• **DO THIS**: Set the lines down again exactly, first line through the line that contains "const zeoWasoLines = [10.2, 112, -91.7];", with no pictures.

• **ENTRIES PROVIDED**:
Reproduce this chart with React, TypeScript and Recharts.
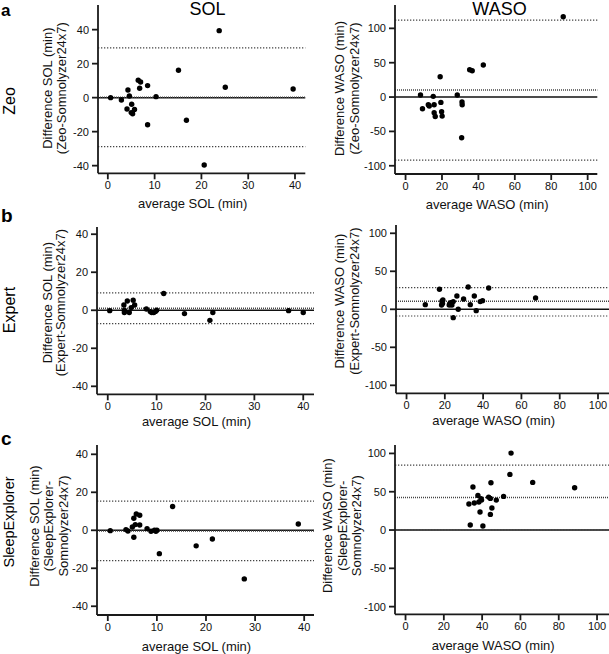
import { ReferenceLine, Scatter, ScatterChart, XAxis, YAxis } from 'recharts';

const FONT = '"Liberation Sans", Arial, Helvetica, sans-serif';

// SOL / WASO tick labels
const solXTicks = [0, 10, 20, 30, 40];
const solYTicks = [-40, -20, 0, 20, 40];
const wasoXTicks = [0, 20, 40, 60, 80, 100];
const wasoYTicks = [-100, -50, 0, 50, 100];

// a: Zeo vs Somnolyzer24x7
const zeoSolAvg = [0.6, 2.9, 4.1, 4.3, 4.6, 5.1, 5.0, 5.3, 5.7, 6.5, 7.0, 6.8, 8.5, 8.5, 10.3, 15.1, 16.8, 20.6, 23.8, 25.1, 39.6];
const zeoSolDiff = [0, -1.4, -6.7, 4.5, 1.0, -3.9, -8.8, -9.5, -6.9, 10.2, 9.2, 5.5, 7.1, -15.9, 0.6, 16.1, -13.3, -39.6, 39.4, 6.1, 5.1];
const zeoSolLines = [0.25, 29.3, -28.8];

const zeoWasoAvg = [8.2, 9.3, 12.5, 13.0, 15.2, 15.7, 15.7, 16.3, 19.0, 19.4, 19.8, 20.1, 28.4, 31.0, 31.1, 30.8, 35.2, 36.6, 42.7, 86.6];
const zeoWasoDiff = [2.9, -17, -11.2, -13.1, 1, -11.2, -22.8, -28.2, 29.6, -7.8, -21.4, -27.7, 2.9, -7.3, -11.2, -59.2, 39.8, 38.3, 46.6, 117];
const zeoWasoLines = [10.2, 112, -91.7];

// b: Expert vs Somnolyzer24x7
const expSolAvg = [0.4, 3.3, 3.4, 3.4, 4.0, 4.4, 4.8, 5.2, 5.5, 7.9, 8.7, 9.0, 9.4, 9.75, 10.0, 11.45, 15.7, 20.9, 21.5, 37.0, 40.0];
const expSolDiff = [-0.2, 2.8, 0, -1.2, 4.9, -1.2, 1.4, 5.3, 2.8, 0.7, -0.7, -1.2, -1.2, -0.7, 0, 8.8, -1.75, -5.3, -1.2, -0.2, -1.2];
const expSolLines = [1.0, 9.1, -7.0];

const expWasoAvg = [9.8, 17.2, 18.5, 19.0, 18.3, 18.8, 22.3, 23.0, 23.7, 24.4, 22.6, 24.4, 26.3, 27.0, 29.8, 32.2, 33.3, 35.4, 36.4, 38.5, 39.7, 42.9, 67.4];
const expWasoDiff = [6.1, 26.3, 10.5, 12.3, 5.7, 7.5, 5.7, 8.8, 5.7, 10.1, 7.5, -11, 17.5, 0, 13.6, 29.4, 6.1, 17.5, -1.8, 10.1, 11.4, 28.1, 14.9];
const expWasoLines = [10.5, 28.5, -8.8];

// c: SleepExplorer vs Somnolyzer24x7
const seSolAvg = [0.5, 3.7, 4.1, 5.0, 5.3, 5.3, 5.6, 5.8, 6.5, 6.5, 8.0, 8.8, 9.5, 9.8, 10.0, 10.5, 13.2, 18.0, 21.3, 27.8, 38.8];
const seSolDiff = [-0.2, 0.35, -0.35, 1.75, 6.3, -3.7, 3.0, 8.6, 7.9, 2.8, 0.9, -0.5, 0, -0.5, 0, -12.3, 12.5, -8.2, -4.6, -25.6, 3.3];
const seSolLines = [-0.4, 15.3, -16.0];

const seWasoAvg = [33.1, 33.8, 35.2, 35.9, 37.8, 38.3, 38.9, 39.4, 39.7, 40.4, 43.4, 44.3, 44.6, 45.1, 44.3, 47.4, 51.2, 54.5, 55.1, 66.4, 88.3];
const seWasoDiff = [33.9, 6.5, 56.1, 35.2, 45.2, 36.5, 23.5, 40.9, 39.1, 5.2, 43, 41.3, 61.7, 28.7, 20.4, 39.1, 43.9, 72.6, 100.4, 62.2, 55.2];
const seWasoLines = [42.5, 84.8, 0.2];

const LEFT = 97;
const Y_W = 40;
const TOP = 5;
const RIGHT = 6;
const X_H = 45;
const AXIS = { stroke: '#1a1a1a', strokeWidth: 1.8 };
const TICK = { fontSize: 11, fill: '#111', fontFamily: FONT };

const Dot = (p: any) => <circle cx={p.cx} cy={p.cy} r={2.7} fill="#000" />;

type PanelProps = {
  plot: { x: number; y: number; w: number; h: number };
  xDomain: [number, number];
  yDomain: [number, number];
  xTicks: number[];
  yTicks: number[];
  avg: number[];
  diff: number[];
  lines: number[];
  yLines: string[];
  yOffsets: number[];
  yShift: number;
  xLabel: string;
  xLabelDy: number;
};

const Panel = ({ plot, xDomain, yDomain, xTicks, yTicks, avg, diff, lines, yLines, yOffsets, yShift, xLabel, xLabelDy }: PanelProps) => {
  const data = avg.map((a, i) => ({ x: a, y: diff[i] }));
  const [mean, upper, lower] = lines;
  return (
    <div style={{ position: 'absolute', left: plot.x - LEFT, top: plot.y - TOP }}>
      <ScatterChart
        width={plot.w + LEFT + RIGHT}
        height={plot.h + TOP + X_H}
        margin={{ top: TOP, right: RIGHT, bottom: 0, left: LEFT - Y_W }}
      >
        <XAxis
          type="number"
          dataKey="x"
          domain={xDomain}
          ticks={xTicks}
          interval={0}
          allowDataOverflow
          height={X_H}
          tickSize={6}
          tickMargin={2}
          axisLine={AXIS}
          tickLine={AXIS}
          tick={TICK}
          label={(p: any) => {
            const vb = p.viewBox;
            return (
              <text x={vb.x + vb.width / 2 - 9} y={vb.y + xLabelDy} textAnchor="middle" fontSize={13} fontFamily={FONT} fill="#111">
                {xLabel}
              </text>
            );
          }}
        />
        <YAxis
          type="number"
          dataKey="y"
          domain={yDomain}
          ticks={yTicks}
          interval={0}
          allowDataOverflow
          width={Y_W}
          tickSize={6}
          tickMargin={3}
          axisLine={AXIS}
          tickLine={AXIS}
          tick={TICK}
          label={(p: any) => {
            const vb = p.viewBox;
            const ax = vb.x + vb.width;
            const cy = vb.y + vb.height / 2 + yShift;
            return (
              <g>
                {yLines.map((t, i) => {
                  const cx = ax + yOffsets[i];
                  return (
                    <text key={i} x={cx} y={cy} transform={`rotate(-90, ${cx}, ${cy})`} textAnchor="middle" dominantBaseline="central" fontSize={13} fontFamily={FONT} fill="#111">
                      {t}
                    </text>
                  );
                })}
              </g>
            );
          }}
        />
        <ReferenceLine y={0} stroke="#111" strokeWidth={1.5} />
        <ReferenceLine y={mean} stroke="#444" strokeWidth={1.5} strokeDasharray="1 1" />
        <ReferenceLine y={upper} stroke="#444" strokeWidth={1.2} strokeDasharray="1.3 1.7" />
        <ReferenceLine y={lower} stroke="#444" strokeWidth={1.2} strokeDasharray="1.3 1.7" />
        <Scatter data={data} shape={Dot} isAnimationActive={false} />
      </ScatterChart>
    </div>
  );
};

const txt = { fontFamily: FONT, fill: '#000' };

export default function App() {
  return (
    <div style={{ position: 'absolute', left: 0, top: 0, width: 609, height: 654, overflow: 'hidden', background: '#fff', fontFamily: FONT }}>
      <Panel
        plot={{ x: 97.7, y: 5, w: 207.3, h: 168.3 }}
        xDomain={[-2.1, 42.2]}
        yDomain={[-44.5, 54.5]}
        xTicks={solXTicks}
        yTicks={solYTicks}
        avg={zeoSolAvg}
        diff={zeoSolDiff}
        lines={zeoSolLines}
        yLines={['Difference SOL (min)', '(Zeo-Somnolyzer24x7)']}
        yOffsets={[-50, -36]}
        yShift={-1}
        xLabel="average SOL (min)"
        xLabelDy={35}
      />
      <Panel
        plot={{ x: 394.7, y: 5, w: 202.3, h: 169 }}
        xDomain={[-5.8, 105.3]}
        yDomain={[-112, 134]}
        xTicks={wasoXTicks}
        yTicks={wasoYTicks}
        avg={zeoWasoAvg}
        diff={zeoWasoDiff}
        lines={zeoWasoLines}
        yLines={['Difference WASO (min)', '(Zeo-Somnolyzer24x7)']}
        yOffsets={[-55.7, -40.7]}
        yShift={-1}
        xLabel="average WASO (min)"
        xLabelDy={35}
      />
      <Panel
        plot={{ x: 97, y: 226.7, w: 217, h: 167.3 }}
        xDomain={[-2.2, 42.2]}
        yDomain={[-44.2, 43.8]}
        xTicks={solXTicks}
        yTicks={solYTicks}
        avg={expSolAvg}
        diff={expSolDiff}
        lines={expSolLines}
        yLines={['Difference SOL (min)', '(Expert-Somnolyzer24x7)']}
        yOffsets={[-49.5, -36]}
        yShift={-8}
        xLabel="average SOL (min)"
        xLabelDy={32}
      />
      <Panel
        plot={{ x: 395.7, y: 225, w: 213.3, h: 168.3 }}
        xDomain={[-5.5, 105.9]}
        yDomain={[-110.5, 110.9]}
        xTicks={wasoXTicks}
        yTicks={wasoYTicks}
        avg={expWasoAvg}
        diff={expWasoDiff}
        lines={expWasoLines}
        yLines={['Difference WASO (min)', '(Expert-Somnolyzer24x7)']}
        yOffsets={[-56, -41]}
        yShift={-8}
        xLabel="average WASO (min)"
        xLabelDy={32}
      />
      <Panel
        plot={{ x: 97, y: 445, w: 217, h: 170 }}
        xDomain={[-2.2, 42.0]}
        yDomain={[-44.6, 44.9]}
        xTicks={solXTicks}
        yTicks={solYTicks}
        avg={seSolAvg}
        diff={seSolDiff}
        lines={seSolLines}
        yLines={['Difference SOL (min)', '(SleepExplorer-', 'Somnolyzer24x7)']}
        yOffsets={[-63, -48.5, -34]}
        yShift={-4}
        xLabel="average SOL (min)"
        xLabelDy={36}
      />
      <Panel
        plot={{ x: 394.7, y: 445, w: 214.3, h: 169.3 }}
        xDomain={[-5.5, 106.4]}
        yDomain={[-110, 111]}
        xTicks={wasoXTicks}
        yTicks={wasoYTicks}
        avg={seWasoAvg}
        diff={seWasoDiff}
        lines={seWasoLines}
        yLines={['Difference WASO (min)', '(SleepExplorer-', 'Somnolyzer24x7)']}
        yOffsets={[-67, -52.5, -38]}
        yShift={-4}
        xLabel="average WASO (min)"
        xLabelDy={36}
      />
      <svg width={609} height={654} style={{ position: 'absolute', left: 0, top: 0, pointerEvents: 'none' }}>
        <text x={1} y={15.5} fontSize={17} fontWeight="bold" {...txt}>a</text>
        <text x={1} y={222} fontSize={19} fontWeight="bold" {...txt}>b</text>
        <text x={1} y={445} fontSize={19} fontWeight="bold" {...txt}>c</text>
        <text x={207.5} y={15} fontSize={18} textAnchor="middle" {...txt}>SOL</text>
        <text x={499.5} y={15} fontSize={18} textAnchor="middle" {...txt}>WASO</text>
        <text x={9} y={101} fontSize={16} textAnchor="middle" dominantBaseline="central" transform="rotate(-90, 9, 101)" {...txt}>Zeo</text>
        <text x={9} y={310} fontSize={16} textAnchor="middle" dominantBaseline="central" transform="rotate(-90, 9, 310)" {...txt}>Expert</text>
        <text x={9} y={522} fontSize={14.5} textAnchor="middle" dominantBaseline="central" transform="rotate(-90, 9, 522)" {...txt}>SleepExplorer</text>
      </svg>
    </div>
  );
}
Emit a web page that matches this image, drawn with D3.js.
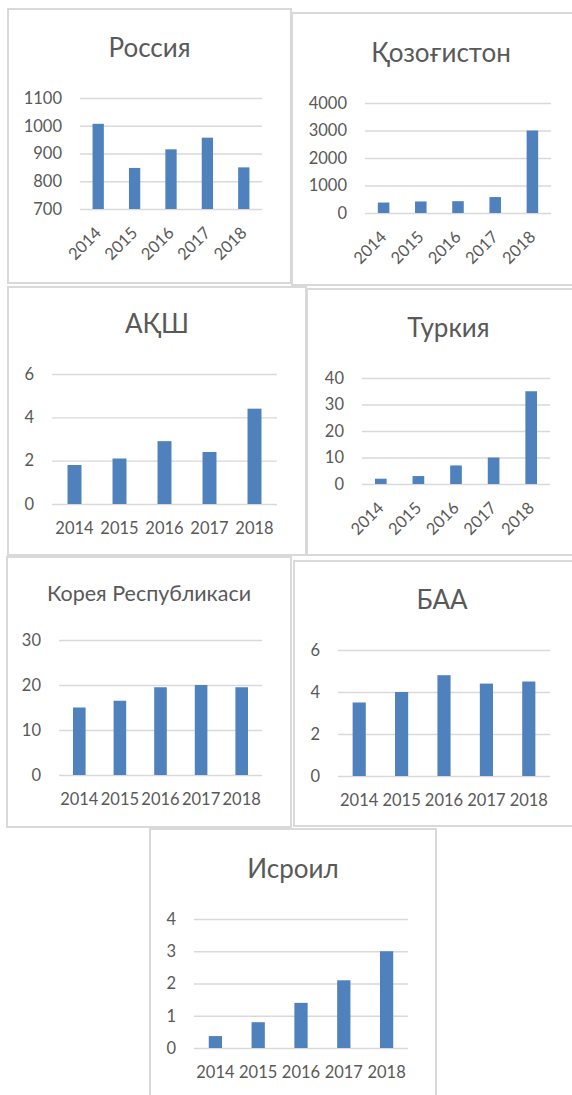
<!DOCTYPE html>
<html lang="uz">
<head>
    <meta charset="UTF-8">
    <title>Countries 2014-2018</title>
    <script src="https://d3js.org/d3.v7.min.js"></script>
    <style>
        body { margin: 0; background: #fff; }
        text { font-family: Lato, "Open Sans", sans-serif; fill: #595959; }
    </style>
</head>
<body>
<svg id="chart" width="572" height="1095"></svg>
<script>
    // data
    const years = ["2014", "2015", "2016", "2017", "2018"];

    const titles = ["Россия", "Қозоғистон", "АҚШ", "Туркия", "Корея Республикаси", "БАА", "Исроил"];

    const russia     = [1007, 848, 915, 957, 850];
    const kazakhstan = [380, 420, 430, 580, 3000];
    const usa        = [1.8, 2.1, 2.9, 2.4, 4.4];
    const turkey     = [2, 3, 7, 10, 35];
    const korea      = [15, 16.5, 19.5, 20, 19.5];
    const uae        = [3.5, 4, 4.8, 4.4, 4.5];
    const israel     = [0.37, 0.8, 1.4, 2.1, 3];

    const russiaTicks     = [700, 800, 900, 1000, 1100];
    const kazakhstanTicks = [0, 1000, 2000, 3000, 4000];
    const usaTicks        = [0, 2, 4, 6];
    const turkeyTicks     = [0, 10, 20, 30, 40];
    const koreaTicks      = [0, 10, 20, 30];
    const uaeTicks        = [0, 2, 4, 6];
    const israelTicks     = [0, 1, 2, 3, 4];

    const series = [russia, kazakhstan, usa, turkey, korea, uae, israel];
    const tickSets = [russiaTicks, kazakhstanTicks, usaTicks, turkeyTicks, koreaTicks, uaeTicks, israelTicks];

    // layout of each panel: box, plot area, title, whether x labels are rotated
    const panels = [
        { box: [8, 9, 291, 283],      plot: [80, 262, 98, 209],    titleY: 57,  titleSize: 26, rotate: true },
        { box: [292, 13, 590, 285],   plot: [365, 551, 103, 213],  titleY: 62,  titleSize: 26, rotate: true },
        { box: [8, 287, 306, 555],    plot: [52, 277, 374, 504],   titleY: 333, titleSize: 26, rotate: false },
        { box: [307, 289, 590, 555],  plot: [362, 550, 378, 484],  titleY: 337, titleSize: 26, rotate: true },
        { box: [7, 557, 291, 827],    plot: [59, 262, 640, 775],   titleY: 601, titleSize: 21.5, rotate: false },
        { box: [294, 561, 590, 826],  plot: [338, 550, 650, 776],  titleY: 609, titleSize: 26, rotate: false },
        { box: [150, 829, 436, 1110], plot: [194, 408, 919, 1048], titleY: 878, titleSize: 26, rotate: false }
    ];

    const svg = d3.select("#chart");

    panels.forEach((p, i) => {
        const [bx0, by0, bx1, by1] = p.box;
        const [left, right, top, bottom] = p.plot;
        const ticks = tickSets[i];
        const values = series[i];

        const g = svg.append("g");

        // panel frame
        g.append("rect")
            .attr("x", bx0).attr("y", by0)
            .attr("width", bx1 - bx0).attr("height", by1 - by0)
            .attr("fill", "#fff")
            .attr("stroke", "#d9d9d9")
            .attr("stroke-width", 2);

        // title
        g.append("text")
            .attr("x", (bx0 + bx1) / 2)
            .attr("y", p.titleY)
            .attr("text-anchor", "middle")
            .attr("font-size", p.titleSize + "px")
            .text(titles[i]);

        const x = d3.scaleBand()
            .domain(years)
            .range([left, right])
            .paddingInner(0.69)
            .paddingOuter(0.345);

        const y = d3.scaleLinear()
            .domain([ticks[0], ticks[ticks.length - 1]])
            .range([bottom, top]);

        // gridlines + y labels
        const yAxis = g.append("g")
            .attr("transform", `translate(${left},0)`)
            .call(d3.axisLeft(y).tickValues(ticks).tickFormat(d => d).tickSize(-(right - left)).tickPadding(18));
        yAxis.select(".domain").remove();
        yAxis.selectAll(".tick line").attr("stroke", "#d9d9d9").attr("stroke-width", 1.3);
        yAxis.attr("font-family", null).attr("font-size", null);
        yAxis.selectAll(".tick text")
            .attr("font-size", "16.5px")
            .attr("fill", "#595959");

        // bars
        g.selectAll(".bar")
            .data(values)
            .enter()
            .append("rect")
            .attr("x", (d, k) => x(years[k]))
            .attr("y", d => y(d))
            .attr("width", x.bandwidth())
            .attr("height", d => y(ticks[0]) - y(d))
            .attr("fill", "#4f81bd");

        // x labels
        const labels = g.selectAll(".xl")
            .data(years)
            .enter()
            .append("text")
            .attr("font-size", "16.5px")
            .text(d => d);

        if (p.rotate) {
            labels
                .attr("text-anchor", "end")
                .attr("transform", d => `translate(${x(d) + x.bandwidth() / 2 + 4},${bottom + 25}) rotate(-45)`);
        } else {
            labels
                .attr("text-anchor", "middle")
                .attr("x", d => x(d) + x.bandwidth() / 2)
                .attr("y", bottom + 30);
        }
    });
</script>
</body>
</html>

• **THE RESULT**:
Reproduce this chart with React, TypeScript and Recharts.
import { ReferenceLine, Scatter, ScatterChart, XAxis, YAxis } from 'recharts';

const FONT = '"Liberation Sans", Arial, Helvetica, sans-serif';

// SOL / WASO tick labels
const solXTicks = [0, 10, 20, 30, 40];
const solYTicks = [-40, -20, 0, 20, 40];
const wasoXTicks = [0, 20, 40, 60, 80, 100];
const wasoYTicks = [-100, -50, 0, 50, 100];

// a: Zeo vs Somnolyzer24x7
const zeoSolAvg = [0.6, 2.9, 4.1, 4.3, 4.6, 5.1, 5.0, 5.3, 5.7, 6.5, 7.0, 6.8, 8.5, 8.5, 10.3, 15.1, 16.8, 20.6, 23.8, 25.1, 39.6];
const zeoSolDiff = [0, -1.4, -6.7, 4.5, 1.0, -3.9, -8.8, -9.5, -6.9, 10.2, 9.2, 5.5, 7.1, -15.9, 0.6, 16.1, -13.3, -39.6, 39.4, 6.1, 5.1];
const zeoSolLines = [0.25, 29.3, -28.8];

const zeoWasoAvg = [8.2, 9.3, 12.5, 13.0, 15.2, 15.7, 15.7, 16.3, 19.0, 19.4, 19.8, 20.1, 28.4, 31.0, 31.1, 30.8, 35.2, 36.6, 42.7, 86.6];
const zeoWasoDiff = [2.9, -17, -11.2, -13.1, 1, -11.2, -22.8, -28.2, 29.6, -7.8, -21.4, -27.7, 2.9, -7.3, -11.2, -59.2, 39.8, 38.3, 46.6, 117];
const zeoWasoLines = [10.2, 112, -91.7];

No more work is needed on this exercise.